2. Whether, on the facts and in the circumstances of the case, the learned Tribunal was right in holding that although minors' income would be clubbed in the hands of the assessee by the fiction created by Section 64(1)(iii) of the I.T. Act, 1961, yet the advance tax paid by the minors cannot be adjusted towards the tax assessment when the minors' income is below the taxable limit ?'
2. The material facts giving rise to this reference briefly are as follows :
The assessee is assessed in the status of an individual and the assessment year in question is 1976-77. The ITO held that the interest earned by the two minor sons of the assessee on the amounts standing in their capital account with the firm, M/s. Pramod Kumar Narendrakumar & Brothers, of which the minor sons of the assessee were partners, was includible in the income of the assessee by virtue of the provisions of Section 64(1)(iii) of the Act. On appeal, the AAC affirmed the finding of the ITO. On further appeal, the Tribunal rejected the contention advanced on behalf of the assessee that the minor sons of the assessee had received interest on loans advanced to the firm in question by the minor sons of the assessee. The Tribunal further held as follows ; 'On the facts narrated above, and looking to their capital accounts, it is clear to us that the contributions made by the minors were treated as their capital just as the contributions made by the major partners were treated as their capital. There was no separate account maintained in the books of the firm to show the deposits of the minors.'
3. Thus, the Tribunal, having found that there was capital contribution of the minor sons of the assessee, held that the ITO was right in including the interest earned on the capital contribution made by the minor sons of the assessee admitted to the benefits of the partnership, in the income of the assessee, who was their father. The Tribunal also rejected the contention advanced on behalf of the assessee that the assessee could claim the benefit of the advance tax paid by the minors on the amount of interest earned by them. In this view of the matter, the Tribunal dismissed the appeal preferred by the assessee. Aggrieved by the order passed by the Tribunal, the assessee sought a reference and it is at the instance of the assessee that the aforesaid questions of law have been referred to this court for its opinion.

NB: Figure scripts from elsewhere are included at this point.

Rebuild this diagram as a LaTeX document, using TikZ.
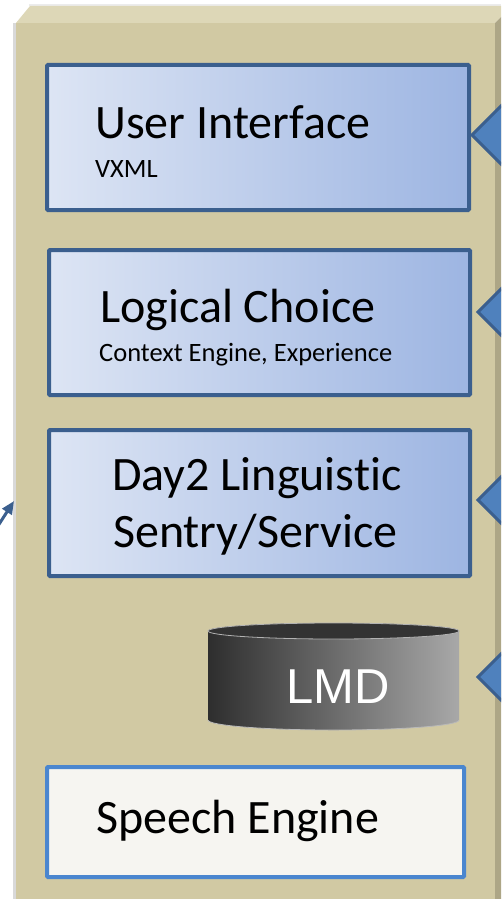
\documentclass[tikz,border=0pt]{standalone}
\usepackage{fontspec}
\setmainfont{Carlito}[Ligatures=CommonOff]
\newfontfamily\lmdfont{Liberation Sans}
\usetikzlibrary{arrows.meta}
\definecolor{panelface}{HTML}{D1C9A3}
\definecolor{paneltop}{HTML}{DDD7B7}
\definecolor{panelside}{HTML}{ADA686}
\definecolor{boxborder}{HTML}{3B5F8E}
\definecolor{boxlight}{HTML}{DDE5F4}
\definecolor{boxdark}{HTML}{9DB5E2}
\definecolor{arrowfill}{HTML}{4F81BD}
\definecolor{seborder}{HTML}{4A86CF}
\definecolor{sefill}{HTML}{F6F5F1}
\definecolor{cyldark}{HTML}{2E2E2E}
\definecolor{cyllight}{HTML}{A8A8A8}
\definecolor{cyltop}{HTML}{333333}
\begin{document}
\begin{tikzpicture}[x=1pt,y=-1pt,
  layerbox/.style={draw=boxborder, line width=4pt, left color=boxlight, right color=boxdark,
    rounded corners=1pt, inner sep=0pt},
  enginebox/.style={draw=seborder, line width=4pt, fill=sefill, rounded corners=1pt, inner sep=0pt},
  bigtext/.style={font=\fontsize{48}{56}\selectfont, inner sep=0pt, anchor=base west},
  smalltext/.style={font=\fontsize{26.5}{31}\selectfont, inner sep=0pt, anchor=base west},
  sidearrow/.style={fill=arrowfill, draw=boxborder, line width=3pt, line join=miter},
]
\useasboundingbox (0,0) rectangle (501,899);
\clip (0,0) rectangle (501,899);
\fill[white] (0,0) rectangle (501,899);
% panel
\fill[gray!30] (13,23) rectangle (16,899);
\fill[gray!15] (29,4) rectangle (501,6);
\fill[panelface] (16,23) rectangle (495,899);
\fill[paneltop] (16,23) -- (30,6) -- (501,6) -- (501,17) -- (495,23) -- cycle;
\fill[panelside] (495,23) -- (501,17) -- (501,899) -- (495,899) -- cycle;
% boxes
\node[layerbox, minimum width=422pt, minimum height=145pt] (ui) at (258,137.5) {};
\node[layerbox, minimum width=421pt, minimum height=145pt] (lc) at (259.5,322.5) {};
\node[layerbox, minimum width=421pt, minimum height=146pt] (day2) at (259.5,503) {};
\node[enginebox, minimum width=417pt, minimum height=110pt] (se) at (255.5,822) {};
% texts
\node[bigtext] (uit) at (95,138) {User Interface};
\node[smalltext] (uis) at (95,177) {VXML};
\node[bigtext] (lct) at (100,322) {Logical Choice};
\node[smalltext] (lcs) at (99,361) {Context Engine, Experience};
\node[bigtext] (d2a) at (112,490) {Day2 Linguistic};
\node[bigtext] (d2b) at (113,547) {Sentry/Service};
\node[bigtext] (set) at (96,833) {Speech Engine};
% LMD cylinder
\shade[left color=cyldark, right color=cyllight] (208,631) -- (208,720)
  arc[start angle=180, end angle=360, x radius=125.5pt, y radius=10pt]
  -- (459,631) arc[start angle=0, end angle=180, x radius=125.5pt, y radius=8pt] -- cycle;
\draw[gray!55, line width=0.8pt] (208,720)
  arc[start angle=180, end angle=360, x radius=125.5pt, y radius=10pt];
\fill[cyltop, draw=gray!60, line width=0.8pt] (333.5,631) ellipse[x radius=125.5pt, y radius=8pt];
\node[inner sep=0pt, minimum width=251pt, minimum height=107pt] (lmd) at (333.5,676) {};
\node[font=\lmdfont\fontsize{49}{56}\selectfont, text=white, inner sep=0pt, anchor=base west] (lmdt) at (286,703) {LMD};
% right arrow heads
\coordinate (a1) at (472,135);
\coordinate (a2) at (478,312);
\coordinate (a3) at (478,500);
\coordinate (a4) at (478,677);
\foreach \t in {a1,a2,a3,a4}{
  \draw[sidearrow] (\t) -- ++(45,-45) -- ++(0,90) -- cycle;
}
% left arrow
\coordinate (lstart) at (-6,532);
\coordinate (lend) at (14,501);
\draw[boxborder, line width=3pt, -{Triangle[length=13pt,width=11pt]}] (lstart) -- (lend);
\end{tikzpicture}
\end{document}
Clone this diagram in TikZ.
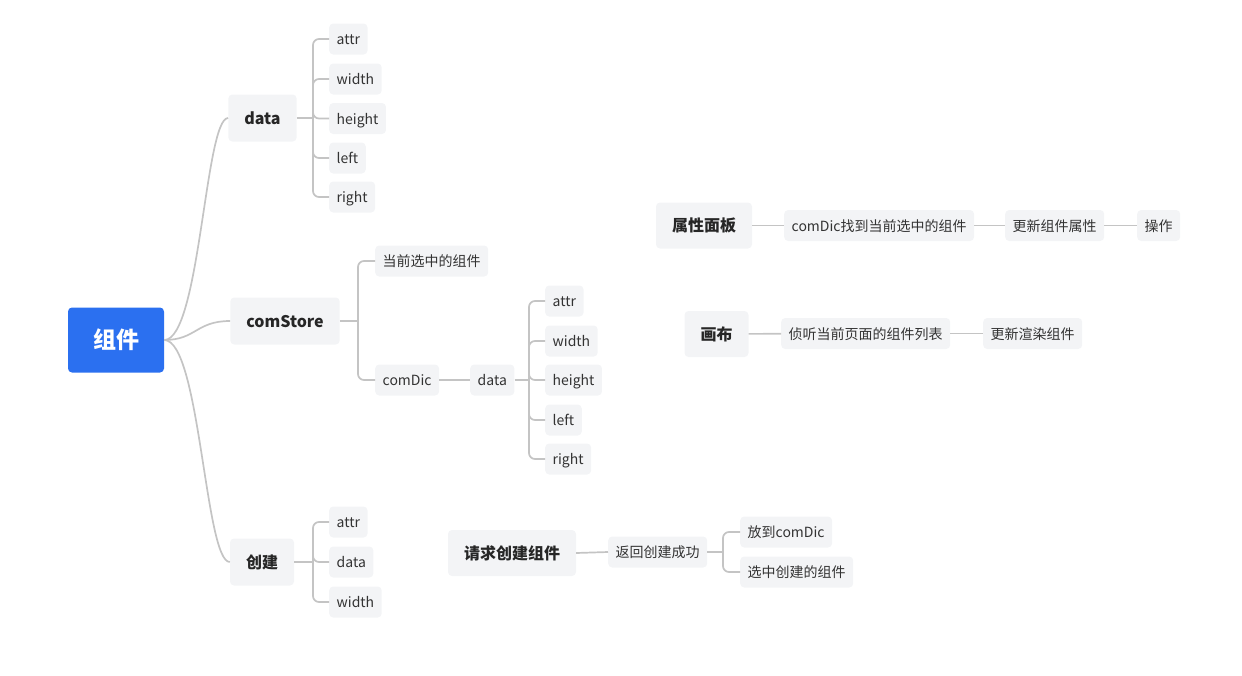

4. Now, so far as question No. 1 is concerned, that question, in our opinion, does not arise out of the order passed by the Tribunal. The Tribunal has not found that the minors had made deposits from time to time in the firm and that there was no nexus between the admission of minors to the partnership firm and their deposits in the firm. The Tribunal found that the minor sons of the assessee had made contributions towards the capital of the firm and had received interest in that behalf. In view of the finding of the Tribunal, the question referred to this court by the Tribunal does not arise out of the order passed by the Tribunal and we, therefore, decline to answer that question.
5. As regards question No. 2, learned counsel for the assessee was unable to point out any provision of the Act by virtue of which the advance tax paid by a minor son could be adjusted towards the tax liability of the father when the minor son's income was below taxable limit. The Tribunal rightly observed that it would be for the minor sons of the assesses to apply for refund of advance tax. Our answer to question No. 2 is in the affirmative and against the assessee.
6. In the circumstances of the case, parties shall bear their own costs of this reference.